Every Jakarta food guide online sends you to the same five restaurants in South Jakarta. You’ll wait two hours, pay inflated prices, and eat decent food surrounded by other tourists reading the same article. The real eating happens in neighborhoods where locals actually live—and it costs a third as much.

Kota Tua: Soto Ayam and Soto Betawi Done Right

Kota Tua (Old Town) is where Jakarta’s oldest food stalls operate. The distinction matters: soto ayam is turmeric-based chicken soup from Central Java, while soto Betawi—the Jakarta version—uses beef, potatoes, and a richer spice base with coconut milk. A proper soto Betawi should coat your mouth with fat and warmth, not taste like diluted curry. The broth takes eight hours minimum to develop flavor. Bad versions taste like boiled water with spices sprinkled on top.

Head to Jalan Pintu Besar Utara in Kota Tua between 6 and 10 a.m. Warteg Soto Betawi (the unmarked stall near the corner, identifiable by the metal pots) has been running since 1987. Order a bowl with beef ribs, not chicken—the meat should fall apart when you touch it with a spoon. Cost: 35,000 IDR ($2.30). The stall closes by 11 a.m. because they sell out. Eat standing up at the counter. This is not an experience; this is breakfast.

Glodok: Bakso and the Mechanics of Good Broth

Glodok’s Chinese-Indonesian community makes bakso (meatball soup) that tastes nothing like the tourist version. Real bakso requires beef stock simmered for 12+ hours with ginger, garlic, and star anise. The meatballs should be silky, not dense—they’re made from finely ground beef mixed with tapioca starch and ice water, then poached in broth. The difference between good and bad is texture: one melts on your tongue, the other feels like rubber.

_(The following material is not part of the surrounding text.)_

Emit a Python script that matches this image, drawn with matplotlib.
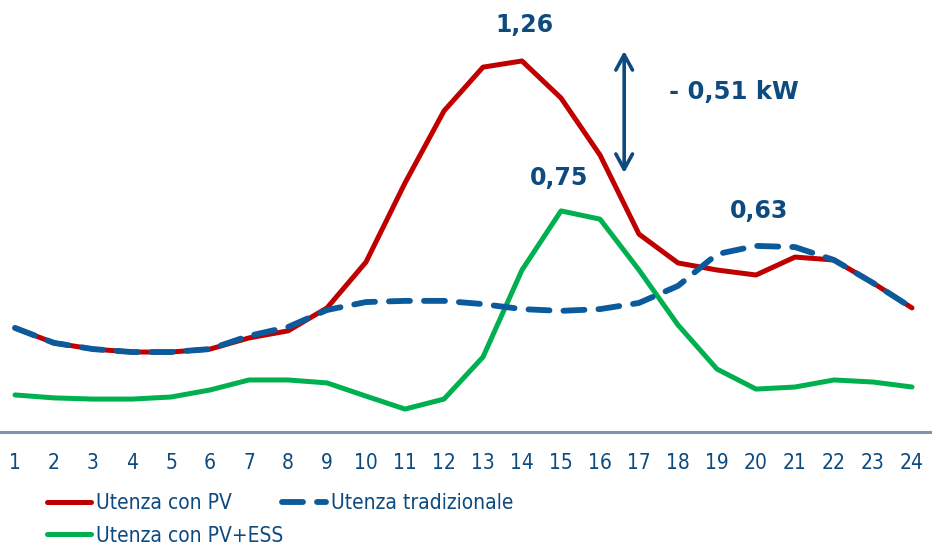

Bakso Malang Cak Karso operates from a cart on Jalan Hayam Wuruk, near the intersection with Jalan Gajah Mada. Arrive after 5 p.m. Order bakso kuah (in broth) with the beef tendon option. Ask for extra sambal (chili paste)—they’ll give you three types: red, green, and a fermented version. Cost: 28,000 IDR ($1.85). Eat it in 10 minutes before the broth cools and the meatballs tighten up.

Menteng: Gado-Gado and Why Peanut Sauce Separates Good from Mediocre

Gado-gado is a vegetable salad with peanut sauce, and most versions you’ll eat are forgettable—the sauce tastes like peanut butter mixed with water. The real version requires roasting raw peanuts, grinding them fresh, and balancing heat (chilies), salt, acid (tamarind or lime), and umami (shrimp paste) so that no single element overpowers. It should taste complex, not one-dimensional.

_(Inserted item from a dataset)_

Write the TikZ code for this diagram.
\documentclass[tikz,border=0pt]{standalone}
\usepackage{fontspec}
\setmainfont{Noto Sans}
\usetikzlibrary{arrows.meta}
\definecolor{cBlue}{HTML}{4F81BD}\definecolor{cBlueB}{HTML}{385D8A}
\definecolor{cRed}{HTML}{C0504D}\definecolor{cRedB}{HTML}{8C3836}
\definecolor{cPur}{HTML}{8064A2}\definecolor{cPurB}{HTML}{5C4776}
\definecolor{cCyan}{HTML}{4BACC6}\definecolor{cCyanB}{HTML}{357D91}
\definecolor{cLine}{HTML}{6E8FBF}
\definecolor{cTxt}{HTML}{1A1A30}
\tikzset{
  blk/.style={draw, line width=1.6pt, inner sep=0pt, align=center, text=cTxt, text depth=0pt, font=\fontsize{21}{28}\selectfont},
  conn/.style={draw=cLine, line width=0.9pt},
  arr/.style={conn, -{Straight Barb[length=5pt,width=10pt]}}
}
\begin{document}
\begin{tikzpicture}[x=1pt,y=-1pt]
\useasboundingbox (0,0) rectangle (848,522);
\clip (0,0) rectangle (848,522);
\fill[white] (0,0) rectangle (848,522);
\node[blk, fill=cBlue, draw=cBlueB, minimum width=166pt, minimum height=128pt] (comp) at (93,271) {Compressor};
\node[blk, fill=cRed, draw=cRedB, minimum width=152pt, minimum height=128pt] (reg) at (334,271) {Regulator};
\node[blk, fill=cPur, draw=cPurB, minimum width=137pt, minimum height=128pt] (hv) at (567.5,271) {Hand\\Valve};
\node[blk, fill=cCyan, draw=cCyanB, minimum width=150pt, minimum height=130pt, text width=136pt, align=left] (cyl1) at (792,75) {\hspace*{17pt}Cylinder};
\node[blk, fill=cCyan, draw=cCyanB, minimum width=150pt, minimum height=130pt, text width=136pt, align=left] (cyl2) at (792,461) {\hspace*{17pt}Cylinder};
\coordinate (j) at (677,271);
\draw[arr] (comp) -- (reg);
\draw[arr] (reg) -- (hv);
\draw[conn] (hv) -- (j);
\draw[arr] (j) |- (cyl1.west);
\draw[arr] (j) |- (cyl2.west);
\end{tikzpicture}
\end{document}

Gado-Gado Ibu Siti operates from a cart on Jalan Menteng Raya, near the intersection with Jalan Cikini, Tuesday through Sunday from 4 p.m. to 9 p.m. The vegetables—cabbage, bean sprouts, fried tofu, potatoes, hard-boiled eggs—are blanched to order. The peanut sauce is made fresh each morning. Cost: 25,000 IDR ($1.65). Eat it warm. The sauce breaks and separates if it sits.

Honest Truth: Timing and Cleanliness Matter More Than Location

Jakarta street food is safe if you follow one rule: eat where there’s high turnover. If a stall is packed at 7 a.m., the ingredients are fresh and the cook isn’t cutting corners. Empty stalls at peak hours means the food has been sitting. Wash your hands before eating. Bring your own wet wipes. Drink bottled water or hot tea only. These aren’t suggestions—they’re requirements.

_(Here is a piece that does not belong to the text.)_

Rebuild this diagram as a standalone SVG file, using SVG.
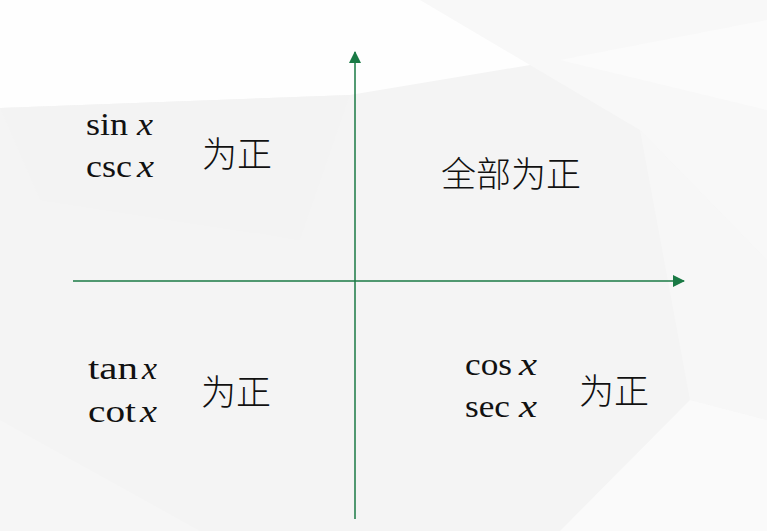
<svg xmlns="http://www.w3.org/2000/svg" width="767" height="531" viewBox="0 0 767 531">
<style>
.m{font-family:"Liberation Serif","DejaVu Serif",serif;font-size:32px;fill:#111}
.i{font-style:italic}
.c{font-family:"Noto Sans CJK SC","Noto Sans",sans-serif;font-size:35px;font-weight:300;fill:#111;dominant-baseline:central}
.ax{stroke:#1a7a45;stroke-width:1.5;fill:none}
</style>
<defs>
<marker id="ah" viewBox="0 0 12 12" refX="11" refY="6" markerWidth="12" markerHeight="12" markerUnits="userSpaceOnUse" orient="auto">
<path d="M0,0 L12,6 L0,12 Z" fill="#1a7a45"/>
</marker>
</defs>
<g id="background">
<rect width="767" height="531" fill="#f4f4f4"/>
<polygon points="0,0 767,0 767,20 560,60 350,95 0,108" fill="#fefefe"/>
<polygon points="420,0 767,0 767,260 640,130" fill="#f8f8f8"/>
<polygon points="560,60 767,20 767,110" fill="#fbfbfb"/>
<polygon points="0,108 350,95 300,240 40,200" fill="#f3f3f3"/>
<polygon points="640,130 767,260 767,420 690,400" fill="#f7f7f7"/>
<polygon points="690,400 767,420 767,531 560,531" fill="#fafafa"/>
<polygon points="0,420 200,531 0,531" fill="#f6f6f6"/>
</g>
<g id="connectors">
<line class="ax" x1="355" y1="519" x2="355" y2="52" marker-end="url(#ah)"/>
<line class="ax" x1="73" y1="281" x2="684" y2="281" marker-end="url(#ah)"/>
</g>
<g id="q2">
<text class="m" y="134.5"><tspan x="86" textLength="42" lengthAdjust="spacingAndGlyphs">sin</tspan><tspan class="i" x="137" textLength="16" lengthAdjust="spacingAndGlyphs">x</tspan></text>
<text class="m" y="176.5"><tspan x="86" textLength="46" lengthAdjust="spacingAndGlyphs">csc</tspan><tspan class="i" x="137" textLength="17" lengthAdjust="spacingAndGlyphs">x</tspan></text>
<text class="c" x="202" y="151">为正</text>
</g>
<g id="q1">
<text class="c" x="441" y="171">全部为正</text>
</g>
<g id="q3">
<text class="m" y="379"><tspan x="88" textLength="50" lengthAdjust="spacingAndGlyphs">tan</tspan><tspan class="i" x="142" textLength="15" lengthAdjust="spacingAndGlyphs">x</tspan></text>
<text class="m" y="421.5"><tspan x="88" textLength="48" lengthAdjust="spacingAndGlyphs">cot</tspan><tspan class="i" x="140" textLength="17" lengthAdjust="spacingAndGlyphs">x</tspan></text>
<text class="c" x="201" y="389">为正</text>
</g>
<g id="q4">
<text class="m" y="375"><tspan x="465" textLength="47" lengthAdjust="spacingAndGlyphs">cos</tspan><tspan class="i" x="519" textLength="18" lengthAdjust="spacingAndGlyphs">x</tspan></text>
<text class="m" y="417"><tspan x="465" textLength="45" lengthAdjust="spacingAndGlyphs">sec</tspan><tspan class="i" x="519" textLength="18" lengthAdjust="spacingAndGlyphs">x</tspan></text>
<text class="c" x="579" y="388">为正</text>
</g>
</svg>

Many stalls don’t have signs. Ask locals or use Google Maps, but verify operating hours by showing up in person first. Stalls close without warning if the owner is sick or ingredients don’t arrive.

Start in Kota Tua for soto Betawi at sunrise. Eat it standing up, pay cash, and understand that this single bowl will teach you more about Jakarta’s food culture than any restaurant reservation ever could.